_EXERCISE TASK:_ Extract only the first line of the listing and every line after it up to and including the one with "W, H = 1153, 573". Omit the pictures.

■ ■ ■

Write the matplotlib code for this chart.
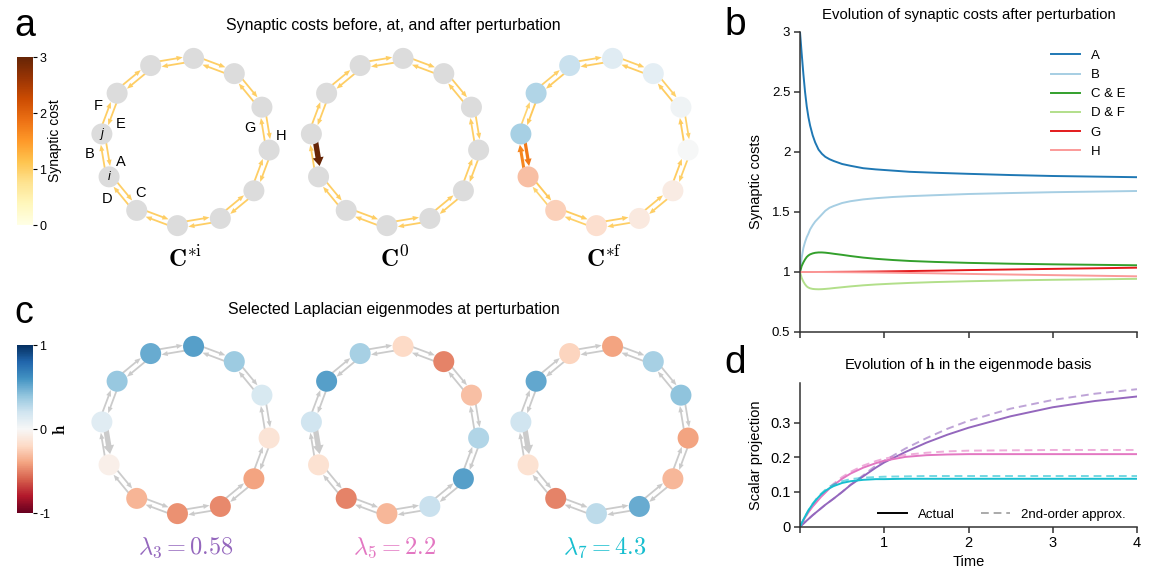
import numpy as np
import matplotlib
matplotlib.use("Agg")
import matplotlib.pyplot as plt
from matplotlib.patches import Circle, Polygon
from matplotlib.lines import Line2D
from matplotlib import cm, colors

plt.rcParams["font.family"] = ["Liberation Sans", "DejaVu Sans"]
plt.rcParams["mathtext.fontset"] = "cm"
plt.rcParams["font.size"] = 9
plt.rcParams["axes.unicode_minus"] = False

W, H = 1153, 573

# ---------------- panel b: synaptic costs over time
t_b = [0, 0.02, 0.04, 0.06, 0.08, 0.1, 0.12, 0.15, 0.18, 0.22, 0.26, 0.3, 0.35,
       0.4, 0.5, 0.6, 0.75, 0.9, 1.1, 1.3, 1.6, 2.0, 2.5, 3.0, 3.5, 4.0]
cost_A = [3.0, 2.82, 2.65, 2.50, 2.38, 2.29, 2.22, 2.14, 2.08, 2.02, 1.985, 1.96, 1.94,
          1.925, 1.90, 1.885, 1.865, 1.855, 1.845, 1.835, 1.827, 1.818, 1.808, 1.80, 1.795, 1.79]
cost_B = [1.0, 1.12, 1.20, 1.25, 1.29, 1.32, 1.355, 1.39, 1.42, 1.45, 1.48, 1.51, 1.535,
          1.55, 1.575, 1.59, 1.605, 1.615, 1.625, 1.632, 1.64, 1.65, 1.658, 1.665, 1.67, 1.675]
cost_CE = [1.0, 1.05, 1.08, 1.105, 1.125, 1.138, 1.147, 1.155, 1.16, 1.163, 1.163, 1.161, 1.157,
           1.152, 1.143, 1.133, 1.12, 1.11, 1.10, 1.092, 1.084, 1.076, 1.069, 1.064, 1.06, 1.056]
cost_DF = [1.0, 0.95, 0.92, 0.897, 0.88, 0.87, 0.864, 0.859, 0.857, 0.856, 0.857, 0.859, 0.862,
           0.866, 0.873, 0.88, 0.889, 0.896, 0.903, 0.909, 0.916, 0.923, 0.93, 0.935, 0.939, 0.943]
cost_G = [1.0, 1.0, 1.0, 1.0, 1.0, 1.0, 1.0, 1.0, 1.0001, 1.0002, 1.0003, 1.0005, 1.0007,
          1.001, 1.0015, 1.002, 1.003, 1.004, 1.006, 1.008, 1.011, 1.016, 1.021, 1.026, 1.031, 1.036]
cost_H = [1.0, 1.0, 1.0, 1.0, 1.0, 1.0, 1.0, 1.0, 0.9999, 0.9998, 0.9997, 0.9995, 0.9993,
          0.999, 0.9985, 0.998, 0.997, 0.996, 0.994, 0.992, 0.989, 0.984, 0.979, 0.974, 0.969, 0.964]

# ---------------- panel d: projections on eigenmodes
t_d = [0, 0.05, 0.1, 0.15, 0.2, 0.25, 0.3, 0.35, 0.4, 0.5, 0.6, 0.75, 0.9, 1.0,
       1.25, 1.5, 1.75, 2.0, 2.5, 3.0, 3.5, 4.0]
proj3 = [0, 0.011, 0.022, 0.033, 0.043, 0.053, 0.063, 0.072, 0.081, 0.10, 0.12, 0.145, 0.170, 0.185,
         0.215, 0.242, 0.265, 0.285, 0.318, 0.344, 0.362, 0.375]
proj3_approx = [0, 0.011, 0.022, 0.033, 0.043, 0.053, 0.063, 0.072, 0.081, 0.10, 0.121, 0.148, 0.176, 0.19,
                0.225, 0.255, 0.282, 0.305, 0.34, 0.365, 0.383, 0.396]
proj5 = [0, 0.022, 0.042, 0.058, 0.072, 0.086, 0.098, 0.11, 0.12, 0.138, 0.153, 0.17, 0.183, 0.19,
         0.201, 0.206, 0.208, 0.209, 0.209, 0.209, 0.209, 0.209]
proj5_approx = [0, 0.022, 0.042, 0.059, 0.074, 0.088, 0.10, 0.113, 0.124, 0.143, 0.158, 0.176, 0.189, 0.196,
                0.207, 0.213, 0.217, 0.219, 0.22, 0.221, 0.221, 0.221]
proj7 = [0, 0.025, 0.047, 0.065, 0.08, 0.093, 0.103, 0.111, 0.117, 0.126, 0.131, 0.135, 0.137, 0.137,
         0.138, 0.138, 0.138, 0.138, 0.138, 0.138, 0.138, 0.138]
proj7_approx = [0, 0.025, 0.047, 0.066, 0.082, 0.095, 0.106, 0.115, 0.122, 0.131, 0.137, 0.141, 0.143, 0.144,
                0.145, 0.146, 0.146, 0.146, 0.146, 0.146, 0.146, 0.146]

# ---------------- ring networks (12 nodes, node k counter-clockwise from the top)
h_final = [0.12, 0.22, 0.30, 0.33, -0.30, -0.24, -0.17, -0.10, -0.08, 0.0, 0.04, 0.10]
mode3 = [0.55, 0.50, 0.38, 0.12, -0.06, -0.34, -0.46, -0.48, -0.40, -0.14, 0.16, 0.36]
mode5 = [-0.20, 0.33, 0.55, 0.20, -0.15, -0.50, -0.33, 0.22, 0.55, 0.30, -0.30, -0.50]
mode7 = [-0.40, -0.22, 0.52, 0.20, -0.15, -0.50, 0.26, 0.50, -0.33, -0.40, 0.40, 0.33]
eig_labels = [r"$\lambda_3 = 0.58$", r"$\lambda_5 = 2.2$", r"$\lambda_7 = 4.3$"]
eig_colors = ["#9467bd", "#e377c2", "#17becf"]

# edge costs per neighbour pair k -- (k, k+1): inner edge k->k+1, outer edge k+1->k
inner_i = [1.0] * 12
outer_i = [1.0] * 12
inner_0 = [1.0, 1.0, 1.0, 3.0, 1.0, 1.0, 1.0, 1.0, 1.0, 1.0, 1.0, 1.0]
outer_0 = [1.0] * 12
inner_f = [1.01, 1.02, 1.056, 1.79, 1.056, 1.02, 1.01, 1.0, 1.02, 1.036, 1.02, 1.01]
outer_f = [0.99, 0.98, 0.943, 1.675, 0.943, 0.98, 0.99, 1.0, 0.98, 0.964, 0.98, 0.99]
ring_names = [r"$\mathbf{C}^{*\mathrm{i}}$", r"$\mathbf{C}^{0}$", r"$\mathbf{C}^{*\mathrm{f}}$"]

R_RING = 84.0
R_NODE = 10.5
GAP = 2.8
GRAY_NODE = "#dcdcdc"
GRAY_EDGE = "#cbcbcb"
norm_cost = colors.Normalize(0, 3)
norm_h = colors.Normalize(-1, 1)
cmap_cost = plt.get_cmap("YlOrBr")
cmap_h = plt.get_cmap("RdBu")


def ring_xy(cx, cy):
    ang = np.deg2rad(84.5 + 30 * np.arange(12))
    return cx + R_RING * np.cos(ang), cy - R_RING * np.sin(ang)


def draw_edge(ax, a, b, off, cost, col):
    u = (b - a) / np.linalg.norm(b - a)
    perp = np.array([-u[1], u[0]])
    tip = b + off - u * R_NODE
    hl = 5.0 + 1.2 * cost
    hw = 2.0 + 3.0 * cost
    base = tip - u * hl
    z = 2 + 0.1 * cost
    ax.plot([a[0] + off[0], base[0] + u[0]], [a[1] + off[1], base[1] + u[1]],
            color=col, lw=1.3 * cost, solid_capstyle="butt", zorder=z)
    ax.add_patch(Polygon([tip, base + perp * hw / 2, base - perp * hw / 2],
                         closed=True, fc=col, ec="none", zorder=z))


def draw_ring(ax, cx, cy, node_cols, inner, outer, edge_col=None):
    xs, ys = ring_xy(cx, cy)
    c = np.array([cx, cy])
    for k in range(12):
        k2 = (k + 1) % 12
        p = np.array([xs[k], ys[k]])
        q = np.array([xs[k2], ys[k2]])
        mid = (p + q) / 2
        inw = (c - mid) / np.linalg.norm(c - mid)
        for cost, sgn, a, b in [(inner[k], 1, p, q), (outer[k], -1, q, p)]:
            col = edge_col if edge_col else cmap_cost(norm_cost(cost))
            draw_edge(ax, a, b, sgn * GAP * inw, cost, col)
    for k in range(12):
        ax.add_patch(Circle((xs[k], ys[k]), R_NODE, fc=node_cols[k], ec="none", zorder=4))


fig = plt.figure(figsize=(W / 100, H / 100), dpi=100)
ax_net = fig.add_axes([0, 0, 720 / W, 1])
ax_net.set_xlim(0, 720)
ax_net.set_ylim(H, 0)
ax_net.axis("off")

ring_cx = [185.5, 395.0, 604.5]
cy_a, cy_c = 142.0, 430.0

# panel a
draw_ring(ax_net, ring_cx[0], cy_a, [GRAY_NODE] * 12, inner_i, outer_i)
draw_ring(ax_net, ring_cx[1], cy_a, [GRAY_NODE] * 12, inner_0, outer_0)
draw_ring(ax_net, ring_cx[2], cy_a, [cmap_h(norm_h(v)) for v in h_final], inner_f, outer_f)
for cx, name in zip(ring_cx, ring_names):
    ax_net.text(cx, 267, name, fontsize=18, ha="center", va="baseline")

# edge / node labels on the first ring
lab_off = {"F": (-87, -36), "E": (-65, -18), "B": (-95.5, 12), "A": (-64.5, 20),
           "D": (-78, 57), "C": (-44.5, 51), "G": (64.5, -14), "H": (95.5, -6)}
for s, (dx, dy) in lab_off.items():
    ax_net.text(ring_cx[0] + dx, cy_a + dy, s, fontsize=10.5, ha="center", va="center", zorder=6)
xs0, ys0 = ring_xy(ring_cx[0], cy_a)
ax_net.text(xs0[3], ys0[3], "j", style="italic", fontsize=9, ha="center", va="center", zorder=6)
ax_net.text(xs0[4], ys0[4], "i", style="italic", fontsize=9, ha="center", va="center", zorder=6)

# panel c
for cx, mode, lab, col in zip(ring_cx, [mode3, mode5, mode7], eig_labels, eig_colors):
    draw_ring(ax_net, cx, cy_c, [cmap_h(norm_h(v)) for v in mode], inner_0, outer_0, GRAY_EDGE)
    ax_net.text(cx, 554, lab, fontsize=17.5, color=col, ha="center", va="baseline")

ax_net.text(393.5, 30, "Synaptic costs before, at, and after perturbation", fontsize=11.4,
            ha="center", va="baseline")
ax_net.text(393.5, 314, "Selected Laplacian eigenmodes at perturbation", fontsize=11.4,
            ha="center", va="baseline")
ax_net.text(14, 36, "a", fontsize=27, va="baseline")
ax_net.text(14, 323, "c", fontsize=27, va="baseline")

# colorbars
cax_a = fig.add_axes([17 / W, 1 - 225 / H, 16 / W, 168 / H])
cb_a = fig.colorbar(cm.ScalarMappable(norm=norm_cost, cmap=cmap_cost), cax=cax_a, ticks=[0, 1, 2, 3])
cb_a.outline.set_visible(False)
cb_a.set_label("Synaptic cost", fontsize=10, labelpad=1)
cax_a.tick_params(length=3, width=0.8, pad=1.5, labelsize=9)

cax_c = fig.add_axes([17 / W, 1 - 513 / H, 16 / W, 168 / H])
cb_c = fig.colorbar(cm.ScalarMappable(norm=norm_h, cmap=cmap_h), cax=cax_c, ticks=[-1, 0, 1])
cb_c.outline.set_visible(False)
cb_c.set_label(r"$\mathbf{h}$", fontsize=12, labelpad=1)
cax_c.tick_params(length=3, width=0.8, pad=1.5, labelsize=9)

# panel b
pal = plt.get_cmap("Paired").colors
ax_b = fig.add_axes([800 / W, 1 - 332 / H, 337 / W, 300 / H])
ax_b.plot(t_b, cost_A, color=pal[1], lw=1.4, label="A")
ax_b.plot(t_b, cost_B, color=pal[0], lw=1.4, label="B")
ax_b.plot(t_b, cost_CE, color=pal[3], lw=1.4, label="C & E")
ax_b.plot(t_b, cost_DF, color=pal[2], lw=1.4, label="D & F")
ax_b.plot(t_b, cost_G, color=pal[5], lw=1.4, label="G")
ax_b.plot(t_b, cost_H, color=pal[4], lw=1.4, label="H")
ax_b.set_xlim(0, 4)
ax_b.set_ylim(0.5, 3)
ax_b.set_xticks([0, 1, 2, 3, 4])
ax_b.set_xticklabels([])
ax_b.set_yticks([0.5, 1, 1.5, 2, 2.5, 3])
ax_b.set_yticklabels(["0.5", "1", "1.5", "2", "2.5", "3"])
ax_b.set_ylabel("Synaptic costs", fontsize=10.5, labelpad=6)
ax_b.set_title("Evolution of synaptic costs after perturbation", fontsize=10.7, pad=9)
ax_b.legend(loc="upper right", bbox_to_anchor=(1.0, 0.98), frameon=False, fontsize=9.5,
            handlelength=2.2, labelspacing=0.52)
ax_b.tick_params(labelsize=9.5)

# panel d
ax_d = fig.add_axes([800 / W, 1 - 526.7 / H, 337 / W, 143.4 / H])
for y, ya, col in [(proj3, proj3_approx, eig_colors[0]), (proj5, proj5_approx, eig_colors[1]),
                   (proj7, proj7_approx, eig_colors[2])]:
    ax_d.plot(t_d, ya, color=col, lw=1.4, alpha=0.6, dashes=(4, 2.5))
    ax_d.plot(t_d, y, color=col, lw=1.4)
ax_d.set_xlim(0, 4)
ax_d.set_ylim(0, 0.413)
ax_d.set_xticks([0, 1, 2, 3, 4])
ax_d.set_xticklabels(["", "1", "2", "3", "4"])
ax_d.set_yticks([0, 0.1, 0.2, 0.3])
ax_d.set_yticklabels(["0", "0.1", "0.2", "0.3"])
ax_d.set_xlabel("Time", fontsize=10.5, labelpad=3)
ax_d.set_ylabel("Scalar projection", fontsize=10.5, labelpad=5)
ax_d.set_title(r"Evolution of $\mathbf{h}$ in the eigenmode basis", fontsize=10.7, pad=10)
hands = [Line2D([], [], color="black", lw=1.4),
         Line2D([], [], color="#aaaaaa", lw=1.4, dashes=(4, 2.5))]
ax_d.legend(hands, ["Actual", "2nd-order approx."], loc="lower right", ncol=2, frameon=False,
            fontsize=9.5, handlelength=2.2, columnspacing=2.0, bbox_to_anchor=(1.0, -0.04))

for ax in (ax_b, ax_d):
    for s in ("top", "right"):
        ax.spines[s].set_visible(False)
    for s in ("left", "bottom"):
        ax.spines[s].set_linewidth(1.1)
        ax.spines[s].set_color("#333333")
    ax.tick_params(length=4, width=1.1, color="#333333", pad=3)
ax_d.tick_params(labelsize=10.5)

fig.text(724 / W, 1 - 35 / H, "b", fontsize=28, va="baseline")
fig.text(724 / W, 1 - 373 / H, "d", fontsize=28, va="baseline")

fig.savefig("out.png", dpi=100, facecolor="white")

■ ■ ■

_CORRECT OUTPUT:_
Write the matplotlib code for this chart.
import numpy as np
import matplotlib
matplotlib.use("Agg")
import matplotlib.pyplot as plt
from matplotlib.patches import Circle, Polygon
from matplotlib.lines import Line2D
from matplotlib import cm, colors

plt.rcParams["font.family"] = ["Liberation Sans", "DejaVu Sans"]
plt.rcParams["mathtext.fontset"] = "cm"
plt.rcParams["font.size"] = 9
plt.rcParams["axes.unicode_minus"] = False

W, H = 1153, 573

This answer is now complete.